活動報告・レポート
2023年11月16日(木)
現場の現実
現場の現実

友人の経営者を訪ねて懇談する機会がありました。「片桐さん、毎日、お忙しいと思っているので年末になれば連絡しようと思っていました」と挨拶してくれました。そこで賃上げと販売価格、そして社会保険制度について話を聴かせてもらいました。

最低賃金が上がったので私のところでも賃上げをしました。私のように小さな会社は従業員も少ないのですが、最低賃金が上がるとそれに応じて賃金を上げてきました。今回も月例賃金をけ上げたのですが、日に6万円の賃上げとなりました。会計で言うと人件費が一日6万円上昇したことなので、会社経費が上昇したことになります。

その分売り上げを増やすか、他の経費を削減しないことには利益が減少することになります。

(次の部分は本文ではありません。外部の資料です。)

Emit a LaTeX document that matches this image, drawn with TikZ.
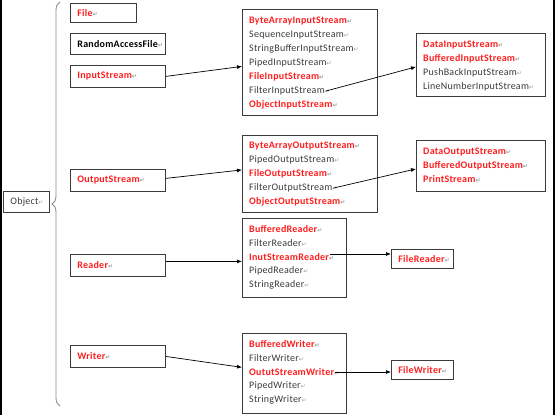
\documentclass[tikz,border=0pt]{standalone}
\usepackage{fontspec}
\setmainfont{Carlito}[LetterSpace=2.5]
\newfontfamily\retfont[Scale=0.6]{DejaVu Sans}
\usetikzlibrary{arrows.meta,decorations.pathreplacing}
\definecolor{jred}{HTML}{FF1E1E}
\definecolor{ink}{HTML}{3A3A3A}
\definecolor{boxline}{HTML}{3C3C3C}
\definecolor{bracegrey}{HTML}{8C8C8C}
\definecolor{markgrey}{HTML}{9A9A9A}
\newcommand{\pmark}{{\retfont\textcolor{markgrey}{\char"21B5}}}
\tikzset{
  cls/.style={rectangle, draw=boxline, line width=0.8pt, anchor=north west,
              align=left, inner xsep=7pt, inner ysep=0pt, text=ink,
              font=\fontsize{10}{12}\selectfont},
  rcls/.style={cls, text=jred, font=\fontsize{10}{12}\selectfont\bfseries},
  grp/.style={rectangle, draw=boxline, line width=0.8pt, anchor=north west, inner sep=0pt},
  rtxt/.style={anchor=west, inner sep=0pt, text=jred, font=\fontsize{10}{12}\selectfont\bfseries},
  gtxt/.style={anchor=west, inner sep=0pt, text=ink, font=\fontsize{10}{12}\selectfont},
  ar/.style={-{Latex[length=5pt,width=4pt]}, line width=0.7pt, draw=black},
}

\begin{document}
\begin{tikzpicture}[x=1pt, y=-1pt]
  \useasboundingbox (0,0) rectangle (555,415);
  \draw[line width=2pt] (1,0) -- (1,415);
  \draw[line width=2pt] (554,0) -- (554,415);

  % root and the brace
  \node[cls, text width=32pt, minimum height=21pt] (obj) at (3,191) {Object\pmark};
  \draw[bracegrey, line width=0.9pt, decorate, decoration={brace, amplitude=8pt}] (60,406) -- (60,2);

  % direct subclasses
  \node[rcls, text width=52pt, minimum height=19pt] (file) at (70,3) {File\pmark};
  \node[cls, text=black, font=\fontsize{10}{12}\selectfont\bfseries, text width=81pt, minimum height=21pt] (raf) at (70,33) {RandomAccessFile\pmark};
  \node[rcls, text width=81pt, minimum height=22pt] (instr) at (70,65) {InputStream\pmark};
  \node[rcls, text width=81pt, minimum height=22pt] (outstr) at (70,169) {OutputStream\pmark};
  \node[rcls, text width=81pt, minimum height=22pt] (rdr) at (70,254) {Reader\pmark};
  \node[rcls, text width=81pt, minimum height=22pt] (wtr) at (70,345) {Writer\pmark};

  % InputStream family
  \node[grp, minimum width=135pt, minimum height=106pt] (insub) at (242,9) {};
  \foreach \s/\t [count=\i] in {rtxt/ByteArrayInputStream, gtxt/SequenceInputStream,
      gtxt/StringBufferInputStream, gtxt/PipedInputStream, rtxt/FileInputStream,
      gtxt/FilterInputStream, rtxt/ObjectInputStream}
    \node[\s] (is\i) at (249, 7+14*\i) {\t\pmark};
  \node[grp, minimum width=129pt, minimum height=63pt] (indata) at (416,33) {};
  \foreach \s/\t [count=\i] in {rtxt/DataInputStream, rtxt/BufferedInputStream,
      gtxt/PushBackInputStream, gtxt/LineNumberInputStream}
    \node[\s] (id\i) at (423, 31+14*\i) {\t\pmark};

  % OutputStream family
  \node[grp, minimum width=135pt, minimum height=77pt] (outsub) at (242,135) {};
  \foreach \s/\t [count=\i] in {rtxt/ByteArrayOutputStream, gtxt/PipedOutputStream,
      rtxt/FileOutputStream, gtxt/FilterOutputStream, rtxt/ObjectOutputStream}
    \node[\s] (os\i) at (249, 132+14*\i) {\t\pmark};
  \node[grp, minimum width=129pt, minimum height=51pt] (outdata) at (416,140) {};
  \foreach \s/\t [count=\i] in {rtxt/DataOutputStream, rtxt/BufferedOutputStream,
      rtxt/PrintStream}
    \node[\s] (od\i) at (423, 138.5+13.5*\i) {\t\pmark};

  % Reader family
  \node[grp, minimum width=104pt, minimum height=79pt] (rdsub) at (242,218) {};
  \foreach \s/\t [count=\i] in {rtxt/BufferedReader, gtxt/FilterReader,
      rtxt/InutStreamReader, gtxt/PipedReader, gtxt/StringReader}
    \node[\s] (rd\i) at (249, 215+14*\i) {\t\pmark};
  \node[rcls, text width=48pt, minimum height=19pt] (frd) at (391,249) {FileReader\pmark};

  % Writer family
  \node[grp, minimum width=104pt, minimum height=80pt] (wrsub) at (242,333) {};
  \foreach \s/\t [count=\i] in {rtxt/BufferedWriter, gtxt/FilterWriter,
      rtxt/OututStreamWriter, gtxt/PipedWriter, gtxt/StringWriter}
    \node[\s] (wr\i) at (249, 330+14*\i) {\t\pmark};
  \node[rcls, text width=48pt, minimum height=19pt] (fwr) at (391,360) {FileWriter\pmark};

  \draw[ar] (instr.east) -- ([yshift=-4pt]insub.west);
  \draw[ar] ([yshift=2pt]outstr.east) -- ([yshift=4pt]outsub.west);
  \draw[ar] ([yshift=4pt]rdr.east) -- ([yshift=4pt]rdr.east -| rdsub.west);
  \draw[ar] (wtr.east) -- ([yshift=6pt]wrsub.west);
  \draw[ar] ([xshift=-4pt]is6.east) -- ([yshift=-2pt]indata.west);
  \draw[ar] ([xshift=-4pt]os4.east) -- ([yshift=-3pt]outdata.west);
  \draw[ar] ([xshift=-4pt,yshift=3pt]rd3.east) -- ([yshift=3pt]rd3.east -| frd.west);
  \draw[ar] ([xshift=-4pt]wr3.east) -- (wr3.east -| fwr.west);
\end{tikzpicture}
\end{document}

しかしインフレ傾向にあることから物価が上昇しているので商品の小売価格が上がっています。

価格が上昇しても、お客さんが今まで通りに買ってくれたらよいのですが、売り上げは落ちています。夏以降は毎日、10万円の売り上げが減少しているので、人件費分と合わせて毎日16万円のお金が消えていることになります。

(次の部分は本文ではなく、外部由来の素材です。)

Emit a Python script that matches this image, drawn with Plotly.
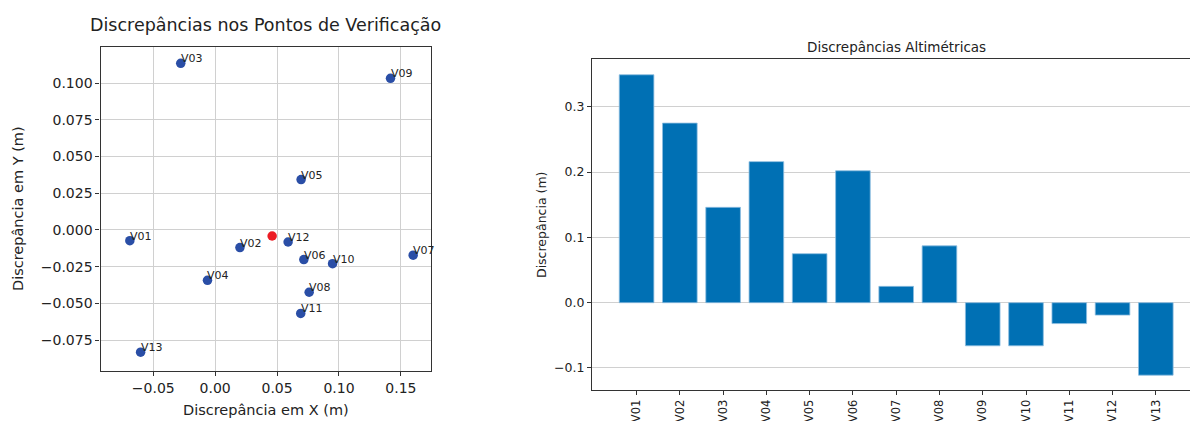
import plotly.graph_objects as go

# Check-point discrepancies (m)
pontos = ["V01", "V02", "V03", "V04", "V05", "V06", "V07",
          "V08", "V09", "V10", "V11", "V12", "V13"]
dx = [-0.0689, 0.0200, -0.0278, -0.0062, 0.0694, 0.0716, 0.1599,
      0.0759, 0.1416, 0.0948, 0.0691, 0.0589, -0.0602]
dy = [-0.0073, -0.0120, 0.1134, -0.0343, 0.0343, -0.0202, -0.0172,
      -0.0424, 0.1032, -0.0230, -0.0568, -0.0082, -0.0832]
dz = [0.349, 0.275, 0.146, 0.216, 0.075, 0.202, 0.025,
      0.087, -0.066, -0.066, -0.032, -0.019, -0.111]

# mean planimetric discrepancy
mx = sum(dx) / len(dx)
my = sum(dy) / len(dy)

FONT = "DejaVu Sans"
GRID = "#d0d0d0"
FRAME = "#333333"
TXT = "#222222"

fig = go.Figure()

fig.add_trace(go.Scatter(
    x=dx, y=dy, mode="markers",
    marker=dict(size=9.5, color="#2a4ea6"),
    xaxis="x", yaxis="y", showlegend=False, hoverinfo="skip"))
fig.add_trace(go.Scatter(
    x=[mx], y=[my], mode="markers",
    marker=dict(size=9.5, color="#ec1c24"),
    xaxis="x", yaxis="y", showlegend=False, hoverinfo="skip"))

fig.add_trace(go.Bar(
    x=pontos, y=dz, width=0.8,
    marker=dict(color="#0070b4", line=dict(color="#8cbde0", width=0.8)),
    xaxis="x2", yaxis="y2", showlegend=False, hoverinfo="skip"))

annotations = []
for name, x, y in zip(pontos, dx, dy):
    annotations.append(dict(
        x=x, y=y, xref="x", yref="y", text=name, showarrow=False,
        xanchor="left", yanchor="bottom", xshift=-2, yshift=-4,
        font=dict(family=FONT, size=11, color=TXT)))

# titles
annotations += [
    dict(x=265.5 / 1190, y=1 - 25 / 421, xref="paper", yref="paper",
         text="Discrepâncias nos Pontos de Verificação", showarrow=False,
         xanchor="center", yanchor="middle",
         font=dict(family=FONT, size=17.5, color=TXT)),
    dict(x=896 / 1190, y=1 - 47 / 421, xref="paper", yref="paper",
         text="Discrepâncias Altimétricas", showarrow=False,
         xanchor="center", yanchor="middle",
         font=dict(family=FONT, size=13.5, color=TXT)),
    dict(x=265.5 / 1190, y=1 - 410 / 421, xref="paper", yref="paper",
         text="Discrepância em X (m)", showarrow=False,
         xanchor="center", yanchor="middle",
         font=dict(family=FONT, size=14.5, color=TXT)),
    dict(x=18 / 1190, y=1 - 209 / 421, xref="paper", yref="paper",
         text="Discrepância em Y (m)", showarrow=False, textangle=-90,
         xanchor="center", yanchor="middle",
         font=dict(family=FONT, size=14.5, color=TXT)),
    dict(x=541 / 1190, y=1 - 225 / 421, xref="paper", yref="paper",
         text="Discrepância (m)", showarrow=False, textangle=-90,
         xanchor="center", yanchor="middle",
         font=dict(family=FONT, size=12.5, color=TXT)),
]

axis_common = dict(
    showgrid=True, gridcolor=GRID, gridwidth=1, zeroline=False,
    showline=True, linecolor=FRAME, linewidth=1.2,
    ticks="outside", ticklen=4, tickcolor=FRAME,
)

fig.update_layout(
    width=1190, height=421,
    margin=dict(l=0, r=0, t=0, b=0),
    paper_bgcolor="white", plot_bgcolor="white",
    font=dict(family=FONT, color=TXT),
    annotations=annotations,
    xaxis=dict(domain=[100.5 / 1190, 431 / 1190], range=[-0.0926, 0.1743],
               dtick=0.05, tick0=0, tickformat=".2f", mirror=True,
               tickfont=dict(size=14), anchor="y", **axis_common),
    yaxis=dict(domain=[1 - 371 / 421, 1 - 47 / 421], range=[-0.096, 0.1245],
               dtick=0.025, tick0=0, tickformat=".3f", mirror=True,
               tickfont=dict(size=14), anchor="x", **axis_common),
    xaxis2=dict(domain=[592 / 1190, 1.0], range=[-1.03, 12.79],
                showgrid=False, zeroline=False, showline=True, mirror=True,
                linecolor=FRAME, linewidth=1.2, ticks="outside", ticklen=4,
                tickcolor=FRAME, tickangle=-90, tickfont=dict(size=11.5),
                anchor="y2"),
    yaxis2=dict(domain=[1 - 390 / 421, 1 - 59.3 / 421], range=[-0.1337, 0.3727],
                dtick=0.1, tick0=0, tickformat=".1f", showgrid=True,
                gridcolor=GRID, gridwidth=1, zeroline=False, showline=True,
                mirror=False, linecolor=FRAME, linewidth=1.2, ticks="outside",
                ticklen=4, tickcolor=FRAME, tickfont=dict(size=12.5),
                anchor="x2"),
)

fig.write_html("out.html")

ここに社会保険が入るので、只でさえ薄い利益だったので利益がなくなるどころか赤字に転落するような状況です。

私は従業員さんの給与を上げたくないと思っていないばかりか、毎日懸命に仕事をしてくれているので給与を上げたいと思っているぐらいです。でも給与を上げたことで経営が苦しくなっているのも現実です。社会保険も一人当たり2万円ぐらい増えそうなので、この分も会社負担が増えることになります。

従業員の給与と処遇改善はすべきものだと考えていますが、売り上げがコロナ禍前に戻らなければ、経営は厳しいままなので、事業形態を考える必要があります。でも既に、経費削減は限界ですし、雇用を減らすこともできません。売り上げを増やす方法も試してはいるのですが、お客さんの購買意欲が戻らないことには個人レベルでは難しい問題です。

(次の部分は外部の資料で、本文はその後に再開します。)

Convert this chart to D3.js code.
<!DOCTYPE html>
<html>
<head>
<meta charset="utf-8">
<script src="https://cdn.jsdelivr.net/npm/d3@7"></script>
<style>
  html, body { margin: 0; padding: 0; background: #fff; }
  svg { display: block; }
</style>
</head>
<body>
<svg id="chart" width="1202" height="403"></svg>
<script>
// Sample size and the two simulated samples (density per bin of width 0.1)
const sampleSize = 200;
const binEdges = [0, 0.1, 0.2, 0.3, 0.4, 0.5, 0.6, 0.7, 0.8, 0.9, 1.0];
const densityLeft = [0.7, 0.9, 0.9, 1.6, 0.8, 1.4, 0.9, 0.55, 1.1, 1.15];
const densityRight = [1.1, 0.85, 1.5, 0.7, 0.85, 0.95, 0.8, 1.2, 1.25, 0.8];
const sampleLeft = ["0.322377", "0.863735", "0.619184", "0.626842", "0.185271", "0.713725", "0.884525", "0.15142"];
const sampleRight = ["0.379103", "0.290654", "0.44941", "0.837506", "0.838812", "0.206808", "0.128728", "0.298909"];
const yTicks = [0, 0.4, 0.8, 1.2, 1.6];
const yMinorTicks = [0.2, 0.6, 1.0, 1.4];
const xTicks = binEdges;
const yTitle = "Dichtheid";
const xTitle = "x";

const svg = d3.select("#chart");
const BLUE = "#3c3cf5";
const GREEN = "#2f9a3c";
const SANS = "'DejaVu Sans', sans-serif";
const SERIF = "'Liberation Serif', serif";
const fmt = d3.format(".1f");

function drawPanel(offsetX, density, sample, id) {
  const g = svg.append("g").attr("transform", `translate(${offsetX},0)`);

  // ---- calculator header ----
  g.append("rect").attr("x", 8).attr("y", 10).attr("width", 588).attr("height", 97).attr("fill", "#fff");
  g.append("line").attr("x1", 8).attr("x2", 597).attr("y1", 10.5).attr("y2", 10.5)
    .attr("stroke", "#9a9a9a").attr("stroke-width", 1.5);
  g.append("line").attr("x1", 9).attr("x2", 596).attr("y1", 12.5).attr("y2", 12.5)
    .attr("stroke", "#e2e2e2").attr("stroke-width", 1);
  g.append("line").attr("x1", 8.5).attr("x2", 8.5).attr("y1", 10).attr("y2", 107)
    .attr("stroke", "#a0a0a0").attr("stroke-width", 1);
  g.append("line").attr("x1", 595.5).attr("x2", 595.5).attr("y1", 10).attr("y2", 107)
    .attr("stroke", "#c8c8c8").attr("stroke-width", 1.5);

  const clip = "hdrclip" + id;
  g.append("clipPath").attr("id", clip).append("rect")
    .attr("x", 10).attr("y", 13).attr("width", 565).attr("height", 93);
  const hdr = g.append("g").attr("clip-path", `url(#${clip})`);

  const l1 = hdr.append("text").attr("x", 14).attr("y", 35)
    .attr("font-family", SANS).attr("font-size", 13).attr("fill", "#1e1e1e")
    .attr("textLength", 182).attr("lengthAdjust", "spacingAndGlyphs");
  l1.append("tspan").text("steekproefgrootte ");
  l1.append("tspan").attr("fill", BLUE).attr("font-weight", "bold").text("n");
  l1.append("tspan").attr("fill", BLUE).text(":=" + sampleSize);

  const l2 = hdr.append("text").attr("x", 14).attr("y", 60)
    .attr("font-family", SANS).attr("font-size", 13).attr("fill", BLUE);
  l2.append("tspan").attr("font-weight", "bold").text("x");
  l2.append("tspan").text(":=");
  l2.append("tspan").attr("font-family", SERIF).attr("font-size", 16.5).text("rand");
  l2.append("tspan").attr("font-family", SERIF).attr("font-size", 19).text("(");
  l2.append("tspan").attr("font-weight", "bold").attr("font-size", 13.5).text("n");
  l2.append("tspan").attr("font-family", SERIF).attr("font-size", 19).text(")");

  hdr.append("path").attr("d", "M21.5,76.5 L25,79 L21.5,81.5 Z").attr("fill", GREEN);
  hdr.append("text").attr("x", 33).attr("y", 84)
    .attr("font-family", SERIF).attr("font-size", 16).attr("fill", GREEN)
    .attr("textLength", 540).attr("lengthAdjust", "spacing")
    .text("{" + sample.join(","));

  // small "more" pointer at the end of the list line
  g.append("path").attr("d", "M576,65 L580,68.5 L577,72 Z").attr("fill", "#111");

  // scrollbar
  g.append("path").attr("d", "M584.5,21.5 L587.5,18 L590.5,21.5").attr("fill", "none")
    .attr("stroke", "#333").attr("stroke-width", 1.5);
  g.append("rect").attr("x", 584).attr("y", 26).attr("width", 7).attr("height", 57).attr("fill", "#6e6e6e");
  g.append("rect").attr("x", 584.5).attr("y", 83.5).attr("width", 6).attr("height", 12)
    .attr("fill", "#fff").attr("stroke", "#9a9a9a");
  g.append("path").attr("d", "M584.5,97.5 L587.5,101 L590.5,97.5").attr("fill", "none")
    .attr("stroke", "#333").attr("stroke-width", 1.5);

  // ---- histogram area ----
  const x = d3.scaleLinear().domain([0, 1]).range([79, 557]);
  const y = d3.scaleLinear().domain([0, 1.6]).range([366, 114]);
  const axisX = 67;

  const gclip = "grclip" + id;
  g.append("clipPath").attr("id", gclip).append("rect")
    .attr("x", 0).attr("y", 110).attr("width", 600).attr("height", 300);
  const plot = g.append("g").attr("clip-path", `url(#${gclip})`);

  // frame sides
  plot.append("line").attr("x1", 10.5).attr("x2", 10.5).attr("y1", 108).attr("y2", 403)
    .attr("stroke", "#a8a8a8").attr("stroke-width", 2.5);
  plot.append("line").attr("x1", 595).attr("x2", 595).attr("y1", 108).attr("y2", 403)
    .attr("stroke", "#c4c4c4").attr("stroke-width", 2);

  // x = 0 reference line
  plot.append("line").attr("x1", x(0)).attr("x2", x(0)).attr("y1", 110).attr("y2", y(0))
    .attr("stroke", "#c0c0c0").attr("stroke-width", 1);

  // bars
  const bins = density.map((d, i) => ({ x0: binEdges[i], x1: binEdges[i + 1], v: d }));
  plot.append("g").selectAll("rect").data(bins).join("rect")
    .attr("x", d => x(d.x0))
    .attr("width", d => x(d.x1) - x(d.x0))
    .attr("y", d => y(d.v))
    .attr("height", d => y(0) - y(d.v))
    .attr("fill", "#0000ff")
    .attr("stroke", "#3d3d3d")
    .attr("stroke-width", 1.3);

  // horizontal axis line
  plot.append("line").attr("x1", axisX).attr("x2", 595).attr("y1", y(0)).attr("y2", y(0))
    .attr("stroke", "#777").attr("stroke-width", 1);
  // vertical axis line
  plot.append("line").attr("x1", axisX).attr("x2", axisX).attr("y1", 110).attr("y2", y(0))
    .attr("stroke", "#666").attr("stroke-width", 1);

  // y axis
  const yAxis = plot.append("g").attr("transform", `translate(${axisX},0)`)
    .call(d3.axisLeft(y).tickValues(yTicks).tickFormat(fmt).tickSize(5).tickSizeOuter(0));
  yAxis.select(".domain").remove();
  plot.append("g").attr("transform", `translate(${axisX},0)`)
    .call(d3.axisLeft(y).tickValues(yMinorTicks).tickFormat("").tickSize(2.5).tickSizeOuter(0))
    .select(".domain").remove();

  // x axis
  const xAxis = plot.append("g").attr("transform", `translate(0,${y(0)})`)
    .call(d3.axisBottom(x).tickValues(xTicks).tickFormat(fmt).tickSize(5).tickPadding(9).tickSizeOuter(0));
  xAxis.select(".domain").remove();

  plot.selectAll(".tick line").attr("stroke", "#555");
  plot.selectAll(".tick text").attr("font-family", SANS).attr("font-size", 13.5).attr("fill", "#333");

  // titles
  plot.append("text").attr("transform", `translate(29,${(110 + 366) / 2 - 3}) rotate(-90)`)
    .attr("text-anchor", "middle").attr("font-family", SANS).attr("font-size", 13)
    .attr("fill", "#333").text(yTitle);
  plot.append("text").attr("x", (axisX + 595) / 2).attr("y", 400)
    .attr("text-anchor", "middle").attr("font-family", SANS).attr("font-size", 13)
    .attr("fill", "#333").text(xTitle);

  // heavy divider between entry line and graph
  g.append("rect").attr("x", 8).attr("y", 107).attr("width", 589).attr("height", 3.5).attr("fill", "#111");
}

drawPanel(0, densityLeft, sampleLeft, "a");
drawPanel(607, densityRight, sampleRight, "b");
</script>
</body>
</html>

仕入れ先からの仕入れ価格を下げてもらうことや、販売価格を上げることで改善されますが、どちらも簡単なことではありません。

県政で何とかしてと言うべき問題ではありませんが、小売り現場の状況を分かって欲しいと思います。県行政も知事も来てくれることはありませんが、県庁内で見ているような統計の数字だけでは分からない現実があります。

その通りで、数字は経済の傾向を示しているので県内経済の全体像は推測できますが、働いているのは数字ではなく人なのです。給与水準と社会保険、働き甲斐や経営者に対する気持ちなどの仕事に関わる要素がありますから、現場を見なければ分からない悩みや将来不安があります。

政府が唱えているような賃上げや労働条件の改善など、大企業であればできる取り組みがありますが、小さい規模の会社では、利益率は薄いためこれらのコスト増に対応できないのです。

また経費削減もこれまでも徹底して実施しているので、話を伺うともう限界に達しているように思います。こんな状況で地方の経済が回復するとは到底思えません。雇用を守ってくれているだけでも有り難いことだと思えます。

最後に、「和歌山市で生活と仕事をさせてもらっているので、お役に立ちたいと思って事業をしていますが、このままでは事業環境の厳しさが増すばかりです。地域の小企業は大企業と全く違うので、県政は現場を知って景気対策や発言をして欲しいと思います」と話してくれました。

本音の話ができる関係にあることからこのような話ができています。県政に意見を反映できるよう取り組みます。

その他
  • 交通安全に関する協議を行いました。歩行者の安全確保のため道路の環境を整備する必要があります。狭隘な生活道路、横断歩道での一旦停止や目立つような標識の設置など、地域の要望を聞いて対応すべきことは決してなくなりません。発生の都度、対応しているところです。
  • 田辺市を訪れて地元と東京から来てくれた事業家の皆さんと会議を行いました。地方創生や首都圏の会社との連携など、和歌山県らしい事業を創出することを目指した会議となりました。今日をスタートにして、さらに発展させていきます。
  • 昨日訪問した会社から、有り難いことにお礼の連絡をいだたきました。「来社してくれたこと、ご縁をいただいたことに感謝しています」と伝えてくれました。気持ちの良い言葉に感謝しています。